Directive
The lines to extract run from the first line of the material below to the line containing "ReferenceLine, XAxis, YAxis", both included; leave the pictures behind.
start Working data
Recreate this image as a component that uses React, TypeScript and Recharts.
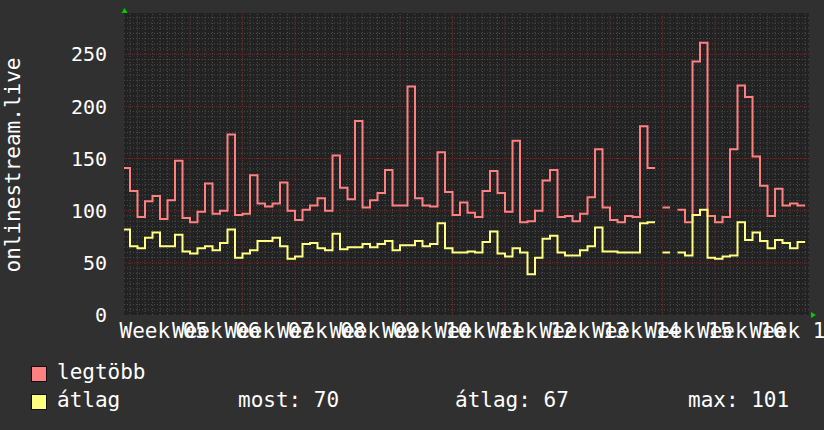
import { CartesianGrid, Line, LineChart, ReferenceDot, ReferenceLine, XAxis, YAxis } from 'recharts';

// napi értékek, 0. nap = a 05. hét előtti szombat
const legtobb = [
  141, 119, 94, 109, 114, 92, 110, 148, 93, 89, 99, 126, 97, 100, 173, 96, 97, 134, 107, 104,
  107, 127, 100, 91, 101, 105, 112, 100, 153, 122, 111, 186, 103, 110, 117, 139, 105, 105, 219, 112,
  105, 104, 156, 118, 96, 108, 98, 94, 119, 138, 117, 99, 167, 89, 90, 100, 129, 139, 94, 95,
  90, 97, 113, 159, 103, 91, 89, 95, 94, 181, 141, null, 103, null, 101, 89, 243, 261, 95, 89,
  94, 159, 220, 209, 152, 124, 95, 121, 105, 107, 105,
];
const atlag = [
  82, 66, 64, 74, 79, 66, 66, 77, 61, 59, 64, 66, 62, 69, 82, 55, 59, 62, 71, 71,
  74, 66, 54, 56, 68, 69, 64, 62, 78, 63, 65, 65, 68, 65, 68, 71, 62, 67, 67, 71,
  66, 68, 88, 64, 60, 60, 61, 60, 70, 80, 59, 56, 64, 60, 39, 55, 73, 76, 60, 57,
  57, 62, 66, 84, 61, 61, 60, 60, 60, 88, 89, null, 60, null, 60, 57, 96, 101, 55, 54,
  56, 57, 89, 72, 79, 71, 64, 72, 69, 64, 70,
];
const weekLabels = [
  'Week 05', 'Week 06', 'Week 07', 'Week 08', 'Week 09', 'Week 10', 'Week 11',
  'Week 12', 'Week 13', 'Week 14', 'Week 15', 'Week 16', 'Week 17',
];
const yTicks = [0, 50, 100, 150, 200, 250];
const stats = { most: 70, atlag: 67, max: 101 };

const FONT = '"DejaVu Sans Mono", monospace';
const FIRST_MONDAY = 2;
const X_DOMAIN: [number, number] = [0.2, 91.53];
const Y_MAX = 289.6;

// lépcsős vonal: minden nap eleje és vége egy-egy pont
const rows: { x: number; max: number | null; avg: number | null }[] = [];
legtobb.forEach((v, k) => {
  if (v === null) {
    rows.push({ x: k, max: null, avg: null });
    return;
  }
  rows.push({ x: k, max: v, avg: atlag[k] });
  rows.push({ x: k + 1, max: v, avg: atlag[k] });
});

const weekTicks = weekLabels.map((_, i) => FIRST_MONDAY + 7 * i + 3.5);
const dayLines = Array.from({ length: 91 }, (_, i) => i + 1);
const valueLines = Array.from({ length: 57 }, (_, i) => (i + 1) * 5);

const UpArrow = ({ cx, cy }: any) => (
  <path d={`M${cx - 2.5},${cy} L${cx + 0.5},${cy - 5} L${cx + 3.5},${cy} Z`} fill="#00cc00" />
);
const RightArrow = ({ cx, cy }: any) => (
  <path d={`M${cx + 2},${cy - 3} L${cx + 7},${cy} L${cx + 2},${cy + 3} Z`} fill="#00cc00" />
);

const box = (color: string) => ({
  position: 'absolute' as const,
  width: 14,
  height: 14,
  background: color,
  border: '1px solid #111',
});
const txt = { position: 'absolute' as const, fontFamily: FONT, fontSize: 21, color: '#fff', lineHeight: '21px' };

export default function App() {
  return (
    <div style={{ position: 'absolute', left: 0, top: 0, width: 824, height: 430, background: '#303030', overflow: 'hidden' }}>
      <LineChart width={824} height={430} data={rows} margin={{ top: 13, right: 15, bottom: 85, left: 0 }}>
        <CartesianGrid fill="#222222" horizontal={false} vertical={false} />
        {dayLines.filter((d) => (d - FIRST_MONDAY) % 7 !== 0).map((d) => (
          <ReferenceLine key={'vd' + d} x={d} stroke="#4e4e4e" strokeDasharray="1 2" />
        ))}
        {valueLines.filter((v) => v % 50 !== 0).map((v) => (
          <ReferenceLine key={'hv' + v} y={v} stroke="#4e4e4e" strokeDasharray="1 2" />
        ))}
        {dayLines.filter((d) => (d - FIRST_MONDAY) % 7 === 0).map((d) => (
          <ReferenceLine key={'vw' + d} x={d} stroke="#6e2e2e" strokeDasharray="1 1" />
        ))}
        {yTicks.filter((v) => v > 0).map((v) => (
          <ReferenceLine key={'hw' + v} y={v} stroke="#6e2e2e" strokeDasharray="1 1" />
        ))}
        <XAxis
          type="number"
          dataKey="x"
          domain={X_DOMAIN}
          allowDataOverflow
          ticks={weekTicks}
          interval={0}
          tickFormatter={(_, i) => weekLabels[i]}
          axisLine={false}
          tickLine={false}
          tickSize={0}
          tickMargin={8}
          height={30}
          tick={{ fill: '#ffffff', fontSize: 21, fontFamily: FONT }}
        />
        <YAxis
          type="number"
          domain={[0, Y_MAX]}
          allowDataOverflow
          ticks={yTicks}
          interval={0}
          width={124}
          axisLine={false}
          tickLine={false}
          tickSize={0}
          tickMargin={17}
          tick={{ fill: '#ffffff', fontSize: 20, fontFamily: FONT }}
        />
        <Line
          type="linear"
          dataKey="max"
          stroke="#ff8080"
          strokeWidth={2}
          dot={false}
          connectNulls={false}
          isAnimationActive={false}
        />
        <Line
          type="linear"
          dataKey="avg"
          stroke="#ffff80"
          strokeWidth={2}
          dot={false}
          connectNulls={false}
          isAnimationActive={false}
        />
        <ReferenceDot x={X_DOMAIN[0]} y={Y_MAX} ifOverflow="visible" shape={UpArrow} />
        <ReferenceDot x={X_DOMAIN[1]} y={0} ifOverflow="visible" shape={RightArrow} />
      </LineChart>

      <div
        style={{
          ...txt,
          left: 13,
          top: 165,
          transform: 'translate(-50%, -50%) rotate(-90deg)',
          whiteSpace: 'nowrap',
        }}
      >
        onlinestream.live
      </div>

      <div style={{ ...box('#ff8080'), left: 31, top: 366 }} />
      <div style={{ ...txt, left: 57, top: 362 }}>legtöbb</div>
      <div style={{ ...box('#ffff80'), left: 31, top: 394 }} />
      <div style={{ ...txt, left: 57, top: 390 }}>átlag</div>
      <div style={{ ...txt, left: 238, top: 390 }}>most: {stats.most}</div>
      <div style={{ ...txt, left: 455, top: 390 }}>átlag: {stats.atlag}</div>
      <div style={{ ...txt, left: 688, top: 390 }}>max: {stats.max}</div>
    </div>
  );
}
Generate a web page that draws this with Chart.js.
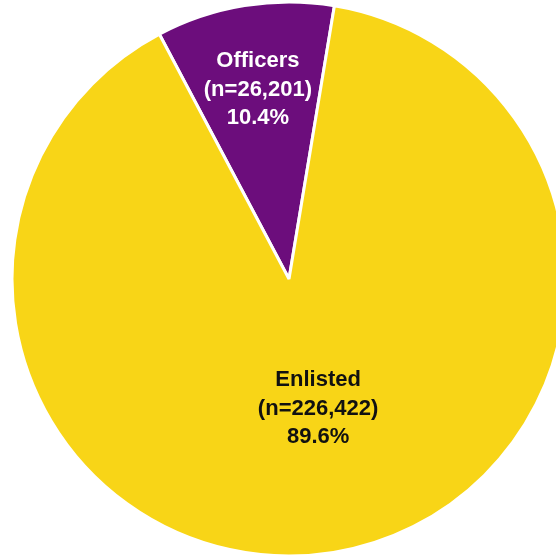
<!DOCTYPE html>
<html>
<head>
<meta charset="utf-8">
<script src="https://cdn.jsdelivr.net/npm/chart.js@4"></script>
<style>
  html, body { margin: 0; padding: 0; background: #fff; overflow: hidden; width: 556px; height: 556px; }
  #wrap { position: absolute; left: 0; top: 0; width: 578px; height: 558px; }
</style>
</head>
<body>
<div id="wrap"><canvas id="chart"></canvas></div>
<script>
const categories = ["Officers", "Enlisted"];
const counts = [26201, 226422];
const percents = ["10.4%", "89.6%"];
const sliceColors = ["#6C0D7C", "#F8D517"];
const textColors = ["#ffffff", "#111111"];
// label placement: fraction of radius, and a small turn (deg) off the slice middle
const labelDist = [0.70, 0.473];
const labelTurn = [0, -3.6];

const sliceLabels = {
  id: "sliceLabels",
  afterDatasetsDraw(chart) {
    const ctx = chart.ctx;
    const arcs = chart.getDatasetMeta(0).data;
    ctx.save();
    ctx.font = "bold 22px 'Liberation Sans', Arial, sans-serif";
    ctx.textAlign = "center";
    ctx.textBaseline = "alphabetic";
    arcs.forEach(function (arc, i) {
      const p = arc.getProps(["x", "y", "startAngle", "endAngle", "outerRadius"], true);
      const mid = (p.startAngle + p.endAngle) / 2 + labelTurn[i] * Math.PI / 180;
      const cx = p.x + Math.cos(mid) * p.outerRadius * labelDist[i];
      const cy = p.y + Math.sin(mid) * p.outerRadius * labelDist[i];
      const lines = [
        categories[i],
        "(n=" + counts[i].toLocaleString("en-US") + ")",
        percents[i],
      ];
      ctx.fillStyle = textColors[i];
      lines.forEach(function (t, k) {
        ctx.fillText(t, cx, cy + 8 + (k - 1) * 28.7);
      });
    });
    ctx.restore();
  },
};

new Chart(document.querySelector("#chart").getContext("2d"), {
  type: "pie",
  data: {
    labels: categories,
    datasets: [{
      data: counts,
      backgroundColor: sliceColors,
      borderColor: "#ffffff",
      borderWidth: 3,
    }],
  },
  options: {
    responsive: true,
    maintainAspectRatio: false,
    animation: false,
    radius: 277,
    rotation: -27.9,
    layout: { padding: 0 },
    plugins: {
      legend: { display: false },
      tooltip: { enabled: false },
    },
  },
  plugins: [sliceLabels],
});
</script>
</body>
</html>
end Working data
Task result
Recreate this image as a component that uses React, TypeScript and Recharts.
import { CartesianGrid, Line, LineChart, ReferenceDot, ReferenceLine, XAxis, YAxis } from 'recharts';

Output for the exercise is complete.